Task statement: Write out every line of the material as it stands, apart from the pictures.

Dataset section:
● ● ● ● ● ● ●

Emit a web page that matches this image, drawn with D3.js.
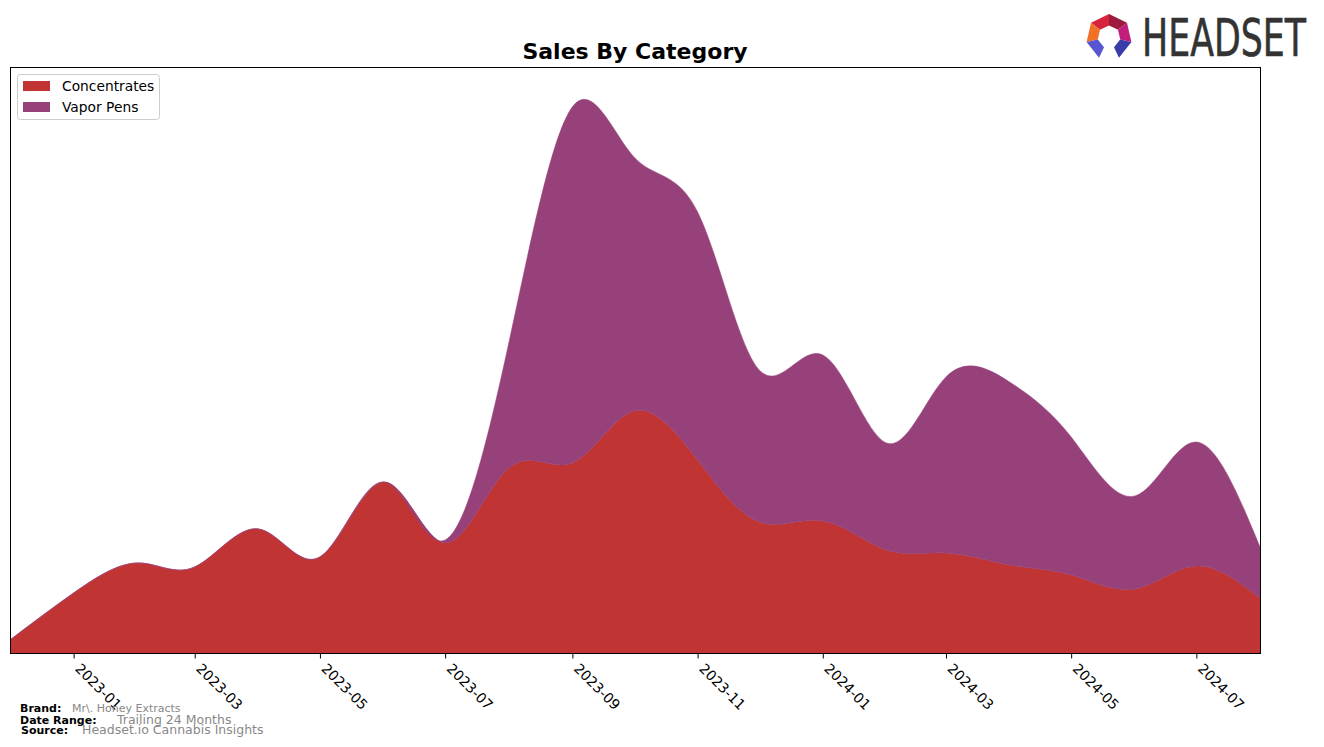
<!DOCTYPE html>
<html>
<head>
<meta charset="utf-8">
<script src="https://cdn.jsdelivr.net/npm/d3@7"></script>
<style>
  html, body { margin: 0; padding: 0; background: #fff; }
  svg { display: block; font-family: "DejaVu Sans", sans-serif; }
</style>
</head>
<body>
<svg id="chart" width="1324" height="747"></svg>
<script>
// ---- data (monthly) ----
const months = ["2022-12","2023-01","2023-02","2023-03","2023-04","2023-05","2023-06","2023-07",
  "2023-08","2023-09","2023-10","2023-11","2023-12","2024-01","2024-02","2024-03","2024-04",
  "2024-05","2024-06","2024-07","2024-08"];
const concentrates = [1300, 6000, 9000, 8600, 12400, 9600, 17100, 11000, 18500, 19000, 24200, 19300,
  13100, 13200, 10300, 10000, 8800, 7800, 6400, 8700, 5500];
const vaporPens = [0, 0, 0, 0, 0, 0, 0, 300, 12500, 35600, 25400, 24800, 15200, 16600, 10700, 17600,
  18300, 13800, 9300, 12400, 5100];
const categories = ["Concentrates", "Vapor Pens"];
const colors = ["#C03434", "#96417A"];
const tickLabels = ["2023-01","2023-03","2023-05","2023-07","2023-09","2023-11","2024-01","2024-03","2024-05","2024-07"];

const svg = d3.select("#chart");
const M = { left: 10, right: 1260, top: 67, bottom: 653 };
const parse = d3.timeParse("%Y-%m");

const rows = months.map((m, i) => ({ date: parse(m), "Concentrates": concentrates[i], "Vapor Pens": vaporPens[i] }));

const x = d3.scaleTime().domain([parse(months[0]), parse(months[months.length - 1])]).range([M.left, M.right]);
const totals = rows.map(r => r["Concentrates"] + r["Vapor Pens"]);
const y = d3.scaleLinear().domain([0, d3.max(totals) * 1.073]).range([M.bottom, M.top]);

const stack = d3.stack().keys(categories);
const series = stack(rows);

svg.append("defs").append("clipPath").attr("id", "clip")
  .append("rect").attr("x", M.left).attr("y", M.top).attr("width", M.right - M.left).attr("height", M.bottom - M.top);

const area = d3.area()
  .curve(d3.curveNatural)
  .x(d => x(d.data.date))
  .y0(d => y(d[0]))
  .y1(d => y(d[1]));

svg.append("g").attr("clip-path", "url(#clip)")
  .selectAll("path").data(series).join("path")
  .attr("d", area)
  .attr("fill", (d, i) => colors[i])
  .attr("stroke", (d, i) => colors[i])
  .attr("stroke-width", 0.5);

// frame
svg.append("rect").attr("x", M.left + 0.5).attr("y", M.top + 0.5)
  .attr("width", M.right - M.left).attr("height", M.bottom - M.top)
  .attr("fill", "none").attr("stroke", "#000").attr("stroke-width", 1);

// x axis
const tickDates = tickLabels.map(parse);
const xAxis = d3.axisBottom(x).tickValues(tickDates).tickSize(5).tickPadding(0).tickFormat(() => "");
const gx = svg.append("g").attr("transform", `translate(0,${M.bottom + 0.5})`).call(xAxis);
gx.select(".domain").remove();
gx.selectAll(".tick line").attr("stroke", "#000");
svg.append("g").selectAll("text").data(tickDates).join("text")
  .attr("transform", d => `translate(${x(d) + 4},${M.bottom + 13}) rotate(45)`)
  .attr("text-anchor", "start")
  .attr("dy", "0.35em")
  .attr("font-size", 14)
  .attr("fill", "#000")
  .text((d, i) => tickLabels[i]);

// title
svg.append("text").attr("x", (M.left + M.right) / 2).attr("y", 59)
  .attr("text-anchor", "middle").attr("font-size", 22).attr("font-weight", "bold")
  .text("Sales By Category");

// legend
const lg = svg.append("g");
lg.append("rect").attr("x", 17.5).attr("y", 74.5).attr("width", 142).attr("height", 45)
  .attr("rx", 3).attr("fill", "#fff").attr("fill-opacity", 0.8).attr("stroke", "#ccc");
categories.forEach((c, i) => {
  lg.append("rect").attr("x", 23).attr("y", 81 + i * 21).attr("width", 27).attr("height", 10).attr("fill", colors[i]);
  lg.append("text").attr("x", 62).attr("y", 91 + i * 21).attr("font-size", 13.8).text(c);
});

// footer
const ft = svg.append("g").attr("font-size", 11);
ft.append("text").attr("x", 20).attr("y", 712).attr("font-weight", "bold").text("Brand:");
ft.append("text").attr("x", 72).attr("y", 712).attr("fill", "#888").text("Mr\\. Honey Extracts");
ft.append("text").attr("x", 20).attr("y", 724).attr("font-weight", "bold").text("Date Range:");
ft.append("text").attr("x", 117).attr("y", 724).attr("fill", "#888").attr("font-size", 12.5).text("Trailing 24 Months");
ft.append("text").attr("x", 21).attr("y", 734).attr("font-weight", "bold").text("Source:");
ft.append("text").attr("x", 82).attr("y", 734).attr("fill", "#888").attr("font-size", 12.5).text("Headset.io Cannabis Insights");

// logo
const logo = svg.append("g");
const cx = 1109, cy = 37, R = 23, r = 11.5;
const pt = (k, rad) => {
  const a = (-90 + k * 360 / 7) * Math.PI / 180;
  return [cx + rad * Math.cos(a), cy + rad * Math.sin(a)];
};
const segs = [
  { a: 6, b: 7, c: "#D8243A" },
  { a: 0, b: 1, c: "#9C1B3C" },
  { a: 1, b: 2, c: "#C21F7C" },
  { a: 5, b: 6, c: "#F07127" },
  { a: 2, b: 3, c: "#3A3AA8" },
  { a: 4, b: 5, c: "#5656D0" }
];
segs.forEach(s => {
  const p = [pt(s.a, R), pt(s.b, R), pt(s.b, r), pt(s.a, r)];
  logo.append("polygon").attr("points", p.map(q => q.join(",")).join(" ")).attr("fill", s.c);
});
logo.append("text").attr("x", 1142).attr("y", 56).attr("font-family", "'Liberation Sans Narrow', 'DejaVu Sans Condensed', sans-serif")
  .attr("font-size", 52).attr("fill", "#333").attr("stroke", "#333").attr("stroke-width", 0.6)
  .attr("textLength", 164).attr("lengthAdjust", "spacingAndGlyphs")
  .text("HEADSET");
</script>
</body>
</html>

● ● ● ● ● ● ●

Exercise output:
Emit a web page that matches this image, drawn with D3.js.
<!DOCTYPE html>
<html>
<head>
<meta charset="utf-8">
<script src="https://cdn.jsdelivr.net/npm/d3@7"></script>
<style>
  html, body { margin: 0; padding: 0; background: #fff; }
  svg { display: block; font-family: "DejaVu Sans", sans-serif; }
</style>
</head>
<body>
<svg id="chart" width="1324" height="747"></svg>
<script>
// ---- data (monthly) ----
const months = ["2022-12","2023-01","2023-02","2023-03","2023-04","2023-05","2023-06","2023-07",
  "2023-08","2023-09","2023-10","2023-11","2023-12","2024-01","2024-02","2024-03","2024-04",
  "2024-05","2024-06","2024-07","2024-08"];
const concentrates = [1300, 6000, 9000, 8600, 12400, 9600, 17100, 11000, 18500, 19000, 24200, 19300,
  13100, 13200, 10300, 10000, 8800, 7800, 6400, 8700, 5500];
const vaporPens = [0, 0, 0, 0, 0, 0, 0, 300, 12500, 35600, 25400, 24800, 15200, 16600, 10700, 17600,
  18300, 13800, 9300, 12400, 5100];
const categories = ["Concentrates", "Vapor Pens"];
const colors = ["#C03434", "#96417A"];
const tickLabels = ["2023-01","2023-03","2023-05","2023-07","2023-09","2023-11","2024-01","2024-03","2024-05","2024-07"];

const svg = d3.select("#chart");
const M = { left: 10, right: 1260, top: 67, bottom: 653 };
const parse = d3.timeParse("%Y-%m");

const rows = months.map((m, i) => ({ date: parse(m), "Concentrates": concentrates[i], "Vapor Pens": vaporPens[i] }));

const x = d3.scaleTime().domain([parse(months[0]), parse(months[months.length - 1])]).range([M.left, M.right]);
const totals = rows.map(r => r["Concentrates"] + r["Vapor Pens"]);
const y = d3.scaleLinear().domain([0, d3.max(totals) * 1.073]).range([M.bottom, M.top]);

const stack = d3.stack().keys(categories);
const series = stack(rows);

svg.append("defs").append("clipPath").attr("id", "clip")
  .append("rect").attr("x", M.left).attr("y", M.top).attr("width", M.right - M.left).attr("height", M.bottom - M.top);

const area = d3.area()
  .curve(d3.curveNatural)
  .x(d => x(d.data.date))
  .y0(d => y(d[0]))
  .y1(d => y(d[1]));

svg.append("g").attr("clip-path", "url(#clip)")
  .selectAll("path").data(series).join("path")
  .attr("d", area)
  .attr("fill", (d, i) => colors[i])
  .attr("stroke", (d, i) => colors[i])
  .attr("stroke-width", 0.5);

// frame
svg.append("rect").attr("x", M.left + 0.5).attr("y", M.top + 0.5)
  .attr("width", M.right - M.left).attr("height", M.bottom - M.top)
  .attr("fill", "none").attr("stroke", "#000").attr("stroke-width", 1);

// x axis
const tickDates = tickLabels.map(parse);
const xAxis = d3.axisBottom(x).tickValues(tickDates).tickSize(5).tickPadding(0).tickFormat(() => "");
const gx = svg.append("g").attr("transform", `translate(0,${M.bottom + 0.5})`).call(xAxis);
gx.select(".domain").remove();
gx.selectAll(".tick line").attr("stroke", "#000");
svg.append("g").selectAll("text").data(tickDates).join("text")
  .attr("transform", d => `translate(${x(d) + 4},${M.bottom + 13}) rotate(45)`)
  .attr("text-anchor", "start")
  .attr("dy", "0.35em")
  .attr("font-size", 14)
  .attr("fill", "#000")
  .text((d, i) => tickLabels[i]);

// title
svg.append("text").attr("x", (M.left + M.right) / 2).attr("y", 59)
  .attr("text-anchor", "middle").attr("font-size", 22).attr("font-weight", "bold")
  .text("Sales By Category");

// legend
const lg = svg.append("g");
lg.append("rect").attr("x", 17.5).attr("y", 74.5).attr("width", 142).attr("height", 45)
  .attr("rx", 3).attr("fill", "#fff").attr("fill-opacity", 0.8).attr("stroke", "#ccc");
categories.forEach((c, i) => {
  lg.append("rect").attr("x", 23).attr("y", 81 + i * 21).attr("width", 27).attr("height", 10).attr("fill", colors[i]);
  lg.append("text").attr("x", 62).attr("y", 91 + i * 21).attr("font-size", 13.8).text(c);
});

// footer
const ft = svg.append("g").attr("font-size", 11);
ft.append("text").attr("x", 20).attr("y", 712).attr("font-weight", "bold").text("Brand:");
ft.append("text").attr("x", 72).attr("y", 712).attr("fill", "#888").text("Mr\\. Honey Extracts");
ft.append("text").attr("x", 20).attr("y", 724).attr("font-weight", "bold").text("Date Range:");
ft.append("text").attr("x", 117).attr("y", 724).attr("fill", "#888").attr("font-size", 12.5).text("Trailing 24 Months");
ft.append("text").attr("x", 21).attr("y", 734).attr("font-weight", "bold").text("Source:");
ft.append("text").attr("x", 82).attr("y", 734).attr("fill", "#888").attr("font-size", 12.5).text("Headset.io Cannabis Insights");

// logo
const logo = svg.append("g");
const cx = 1109, cy = 37, R = 23, r = 11.5;
const pt = (k, rad) => {
  const a = (-90 + k * 360 / 7) * Math.PI / 180;
  return [cx + rad * Math.cos(a), cy + rad * Math.sin(a)];
};
const segs = [
  { a: 6, b: 7, c: "#D8243A" },
  { a: 0, b: 1, c: "#9C1B3C" },
  { a: 1, b: 2, c: "#C21F7C" },
  { a: 5, b: 6, c: "#F07127" },
  { a: 2, b: 3, c: "#3A3AA8" },
  { a: 4, b: 5, c: "#5656D0" }
];
segs.forEach(s => {
  const p = [pt(s.a, R), pt(s.b, R), pt(s.b, r), pt(s.a, r)];
  logo.append("polygon").attr("points", p.map(q => q.join(",")).join(" ")).attr("fill", s.c);
});
logo.append("text").attr("x", 1142).attr("y", 56).attr("font-family", "'Liberation Sans Narrow', 'DejaVu Sans Condensed', sans-serif")
  .attr("font-size", 52).attr("fill", "#333").attr("stroke", "#333").attr("stroke-width", 0.6)
  .attr("textLength", 164).attr("lengthAdjust", "spacingAndGlyphs")
  .text("HEADSET");
</script>
</body>
</html>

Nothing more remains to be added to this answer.